In Georgia, the Albany Water, Gas and Light Commission was not able to provide additional funding to continue a project at its current level, and thus reduced a groundwater-level monitoring network by 10 wells and discontinued monitoring a nitrate contamination problem near a major well field. This funding shortage reduces the state’s ability to track groundwater conditions during droughts and makes it more difficult to protect drinking water supplies from nitrate contamination.

In New Mexico, the Malaga Bend Salt Alleviation Project of the Office of the Water Engineer had to restrict maintenance and repairs, and could not install critical telemetry equipment on stream gages. As a result, water-data users will need to wait several weeks to see data that could be transmitted in real-time via satellite.
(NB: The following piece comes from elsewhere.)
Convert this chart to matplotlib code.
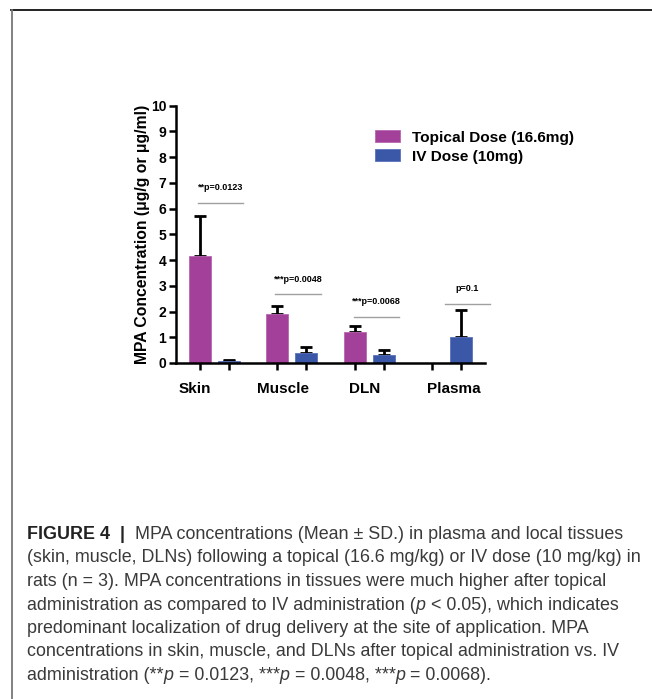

Despite these setbacks, however, partners continue to push forward water studies and assessments, as evidenced by the continuing growth of unmatched funds (funds contributed by state and local governments that are not matched by USGS). But because of the stagnation in the Cooperative Water Program’s budget, the increasing reliance on state, local and regional entities for funds reduces USGS’ options to choose the studies that they undertake. Some studies have been canceled or maintained at current levels because USGS cannot provide matching funds.

More important, the loss of matching funds reduces the support available for vital water investigations and water-monitoring networks that are increasingly needed for water-supply planning management and regulation, as well as for water-quality investigations (including studying MTBE, arsenic and radium in groundwater). For example, a hypothetical two-year water study costing a total of $500,000 with no USGS matching funds would result in $250,000 invested in the scientific objectives of the study and $250,000 being spent for necessary technical and administrative support, such as equipment, maintenance, travel and rent. However, if matching funds were provided at 50-50, the study could expand to a $1 million effort, with more than $500,000 being invested in the study — more than doubling the amount available to invest in scientific objectives, at no additional cost to the cooperator.

Georgia and Arizona illustrate the issue. In the Piedmont Province of Georgia, groundwater studies in the fractured rock have been put on hold until adequate matching funds become available. Also, a storm-water quality program could not be implemented for the city of Lawrenceville because matching funds were unavailable. And in Arizona three rural watershed initiatives received limited USGS matching funds which resulted in a reduction of the work that otherwise would have been undertaken.

To ensure that these and other benefits continue into the future, the Cooperative Water Program needs increased financial resources. I recommend that initially $10 million in increased funds be requested for the upcoming fiscal year, and that in future years incremental increases be requested so that the gap in unmatched funds can be closed within six years.

Toward this goal, water resource issues need greater visibility at the federal, state and local levels. At the federal level, the cooperators in the program and the associations to which they belong need to carry the message to the senior people in USGS, the Department of the Interior, the Office of Management and Budget, and the Office of Science and Technology Policy. They especially need to communicate their concerns to key committees on Capitol Hill and their state delegations.